Очень точно сказано. И ведь надо признать, что самое наличие — в Москве ли, в других ли местах — таких имен мест, за которыми сегодня ничего не стоит, а позавчера стояло то, что они называют, напоминает происходящее с удаленными от нас звездами.
Помните, у Фета:
Пока свет от звезды доходит до нас, она для нас еще существует. Мы еще можем ее изучать, познавать ее… Только надо торопиться: а вдруг Сириус в этом году погаснет?
Есть в Москве улица КАРЛА МАРКСА. Далеко не все проходящие вдоль нее, а люди помоложе — особенно, знают, что раньше она называлась СТАРАЯ БАСМАННАЯ. Рядом с ней есть вторая БАСМАННАЯ, НОВАЯ, она доныне живет при своем имени. А что имя значит?
Со времен, когда эти улицы стали «Басманными», прошли не тысячелетия — века. И все-таки то время ушло от нас в такую глубь, что мы уже не можем с прецизионной точностью однозначно ответить на этот вопрос.
Этимологист М. Фасмер указывает на существовавшую в Московской Руси профессию «басменщиков», мастеров по отделке икон металлическими «ризами». По его мнению, «улица, на которой жили такого рода иконных дел мастера, называется Басманная».
П. Сытин в своей книге «Из истории московских улиц» пишет не менее уверенно:
«В XVII веке здесь находилась БАСМАННАЯ СЛОБОДА. В ней жили „басманники“, выпекавшие казенный хлеб — „басман“».
Получаются два довольно различных толкования. Впрочем, спор тут не такой уж принципиальный этимологически.
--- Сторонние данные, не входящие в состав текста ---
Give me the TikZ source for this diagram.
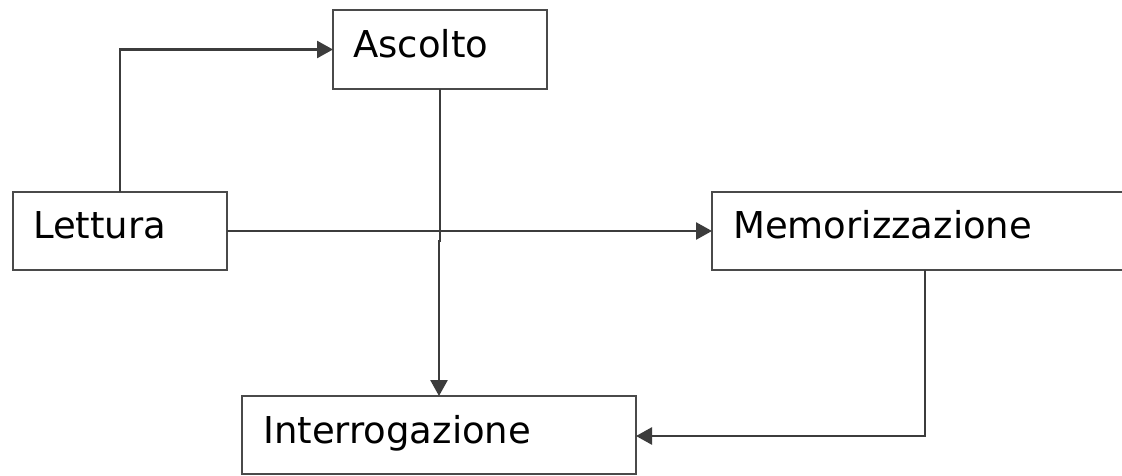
\documentclass[tikz,border=0pt]{standalone}
\usepackage{fontspec}
\setmainfont{DejaVu Sans}
\usetikzlibrary{arrows.meta}
\definecolor{boxc}{HTML}{4A4A4A}
\definecolor{linec}{HTML}{3C3C3C}
\begin{document}
\begin{tikzpicture}[x=1pt,y=-1pt,
  box/.style={draw=boxc,line width=2pt,inner sep=0pt,outer sep=0pt,anchor=north west,minimum height=78pt},
  lbl/.style={anchor=base west,inner sep=0pt,font=\fontsize{37}{40}\selectfont},
  conn/.style={draw=linec,line width=2.6pt},
  arr/.style={conn,-{Triangle[length=16pt,width=17pt]}}]
\useasboundingbox (0,0) rectangle (1122,475);
\fill[white] (0,0) rectangle (1122,475);
\node[box,minimum width=214pt,minimum height=79pt] (asc) at (333,10) {};
\node[box,minimum width=214pt] (let) at (13,192) {};
\node[box,minimum width=423pt] (mem) at (712,192) {};
\node[box,minimum width=394pt] (int) at (242,396) {};
\node[lbl] (tasc) at (353,57) {Ascolto};
\node[lbl] (tlet) at (33,238) {Lettura};
\node[lbl] (tmem) at (733,238) {Memorizzazione};
\node[lbl] (tint) at (263,443) {Interrogazione};
\coordinate (j) at (440,241);
\coordinate (md) at (925,436);
\draw[arr] (let.north) |- (asc.west);
\draw[arr] (let.east) -- (mem.west);
\draw[arr] (asc.south) -- (j) -| (int.north);
\draw[arr] (mem.south -| md) -- (md) -- (int.east |- md);
\end{tikzpicture}
\end{document}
Вполне возможно, что и «басма» — покров икон и «басман» — хлеб с царским клеймом связаны с тюркским «басма» — печать, изображение хана. И то и другое печаталось.
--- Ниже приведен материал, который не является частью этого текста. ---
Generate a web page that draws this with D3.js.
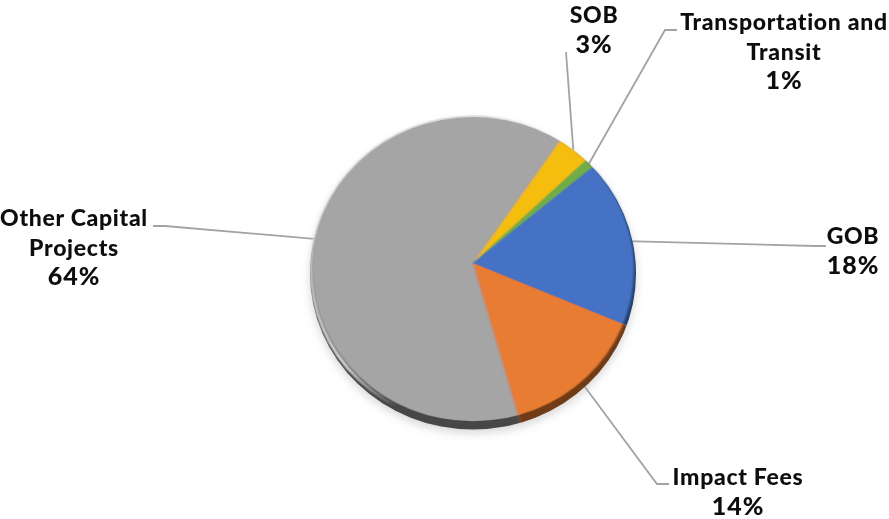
<!DOCTYPE html>
<html><head><meta charset="utf-8">
<script src="https://cdn.jsdelivr.net/npm/d3@7/dist/d3.min.js"></script>
<style>html,body{margin:0;padding:0;background:#fff}svg{display:block}
text{font-family:"Lato",sans-serif;font-weight:900;fill:#0d0d0d;font-size:23px;letter-spacing:.7px;text-anchor:middle}
.pct{font-size:25px;letter-spacing:1px}</style>
</head><body><svg id="c" width="889" height="519"></svg>
<script>
const categories=["SOB","Transportation and Transit","GOB","Impact Fees","Other Capital Projects"];
const values=[3.4,1.0,17.5,14.2,63.9];
const percentLabels=["3%","1%","18%","14%","64%"];
const colors=["#f5bd10","#70ad47","#4472c4","#e87c30","#a5a5a5"];
const darkColors=["#8a6a05","#3d6027","#23406f","#6f3a12","#474747"];
const labelLines=[["SOB"],["Transportation and","Transit"],["GOB"],["Impact Fees"],["Other Capital","Projects"]];
const labelX=[594,784,853,738,74];
const labelY=[23,30,244,485,226];
const elbows=[[[566,52]],[[665,30],[677,30]],[[815,246],[826,246]],[[657,484],[669,484]],[[165,226],[153,226]]];

const cx=473,cy=263,sy=.957,R=163,start=34.2*Math.PI/180;
const svg=d3.select("#c"),defs=svg.append("defs");
const pie=d3.pie().sort(null).startAngle(start).endAngle(start+2*Math.PI)(values);
const wedge=d3.arc().innerRadius(0).outerRadius(230);
const rimArc=d3.arc().innerRadius(R-8).outerRadius(R-8);

defs.append("clipPath").attr("id","disc").append("circle").attr("cx",0).attr("cy",11).attr("r",R);
defs.append("clipPath").attr("id","face").append("ellipse").attr("cx",0).attr("cy",6.4).attr("rx",161).attr("ry",159);
const blur=(id,s)=>defs.append("filter").attr("id",id).attr("x","-20%").attr("y","-20%").attr("width","140%").attr("height","140%")
  .append("feGaussianBlur").attr("stdDeviation",s);
blur("sh",5);blur("soft",.8);blur("txt",.25);
const lg=defs.append("linearGradient").attr("id","rim").attr("x1",0).attr("y1",0).attr("x2",1).attr("y2",.55);
lg.append("stop").attr("offset",0).attr("stop-color","#e4e4e4");
lg.append("stop").attr("offset",.42).attr("stop-color","#dcdcdc");
lg.append("stop").attr("offset",.6).attr("stop-color","#dcdcdc").attr("stop-opacity",0);

// leader lines, under the disc
const line=d3.line();
svg.append("g").selectAll("path").data(pie).join("path")
  .attr("fill","none").attr("stroke","#a3a3a3").attr("stroke-width",1.8)
  .attr("d",(d,i)=>{const c=rimArc.centroid(d);return line([[cx+c[0],cy+c[1]*sy],...elbows[i]]);});

const g=svg.append("g").attr("transform",`translate(${cx},${cy}) scale(1,${sy})`);
g.append("circle").attr("cx",0).attr("cy",15).attr("r",R).attr("fill","#b5b5b5").attr("opacity",.55).attr("filter","url(#sh)");
const side=g.append("g").attr("clip-path","url(#disc)").attr("filter","url(#soft)");
side.selectAll("path").data(pie).join("path").attr("d",wedge).attr("fill",(d,i)=>darkColors[i]);
g.append("ellipse").attr("cx",0).attr("cy",8).attr("rx",161.5).attr("ry",161)
  .attr("fill","none").attr("stroke","url(#rim)").attr("stroke-width",3).attr("filter","url(#soft)");
const face=g.append("g").attr("filter","url(#soft)").append("g").attr("clip-path","url(#face)");
face.selectAll("path").data(pie).join("path").attr("d",wedge).attr("fill",(d,i)=>colors[i]);

// labels
const labels=svg.append("g").attr("filter","url(#txt)").selectAll("text").data(categories).join("text")
  .attr("x",(d,i)=>labelX[i]).attr("y",(d,i)=>labelY[i]);
labels.each(function(d,i){
  const t=d3.select(this),ls=labelLines[i];
  ls.forEach((s,k)=>t.append("tspan").attr("x",labelX[i]).attr("y",labelY[i]+k*29.5).text(s));
  t.append("tspan").attr("class","pct").attr("x",labelX[i]).attr("y",labelY[i]+ls.length*29.5).text(percentLabels[i]);
});
</script></body></html>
Но тем не менее, на чью бы сторону ни встать, разве не бросается в глаза чрезвычайная значительность самого существования топонима Басманная? Уже три века по меньшей мере, как исчез «дворцовый хлеб» — басман. Много лет ушло с той поры, когда, может быть, еще предреволюционные иконоторговцы, всякие «Оловянишникова сыновья», да иконописцы пользовались термином «басменное дело». Но в топонимах лучи угасших звезд еще доходят до нас, и трудно даже преувеличить важность этого обстоятельства для возможности вглядываться в далекое прошлое человечества. Для истории.
Самый спор о происхождении названия уже плодотворен. Он заставляет иной раз пересмотреть давно сложившиеся представления, а в других случаях может дать толчок к открытию истины, о которой другим способом нельзя было получить никакого понятия.
По странам Западной Европы разбросано множество мест, носящих имена, совершенно одно на другое не похожие. Перечислю здесь некоторые из них.
Вот Англия. ВИНЧЕСТЕР, МАНЧЕСТЕР, ЧИЧЕСТЕР, ДОРЧЕСТЕР, КОЛЬЧЕСТЕР, НЬЮКАСЛ, КАСТЕЛЬТАУН.
Франция. НЕВШАТЕЛЬ, ШАТОНЁВ, ШАТОРУ, ШАТЕЛЬРО, КАСТЕЛЬНОДАРИ. КАССЁЛЬ, КАСТ.
Испания. КАСТЕЛЛОН ДЕЛЬ ПЛАНО, КАСТИЛЬЯ.
Италия. КАСТЕЛЛАМАРЕ, КАСТЕЛЬВЕРАНО, КАСТЕЛЬКАРДО, КАСТЕЛЬФРАНКО.
Германия. КАССЕЛЬ.
Швеция. КАСТЕЛЬХОЛЬМ.
СССР. КАСТЁЛЬ.
Если я теперь задам вам вопрос, что общего между всеми этими совершенно по-разному звучащими именами, он, вероятно, останется чисто риторическим: вы не ответите на него.
Потому что для ответа надо быть или языковедом, или топонимистом. У имен — один источник. Так или иначе, прямо или косвенно они восходят к древнеримскому (латинскому) слову «каструм» — лагерь.
В первых пяти английских названиях старое «каструм» лежит ближе всего к поверхности.
Имя Винчестер сложного, составного и гибридного происхождения. На месте города когда-то стоял кельто-британский городок КАЭР-ГВЕНТ, что значило «Белгород», «Белый город». Римляне переделали название, неудобопроизносимое для них, в ВЕНТА БЕЛЬГАРУМ — «Бельгская Вента». С V века нашей эры имя было изменено на ВИТАН-ЧЕСТЕР, то есть «Витский Лагерь», «Витана-каструм», потому что теперешние обитатели помнили о римском лагере, находившемся поблизости, но слово «каструм» произносили уже на свой манер, не понимая его и, возможно, уже не связывая с каким-либо точным смыслом.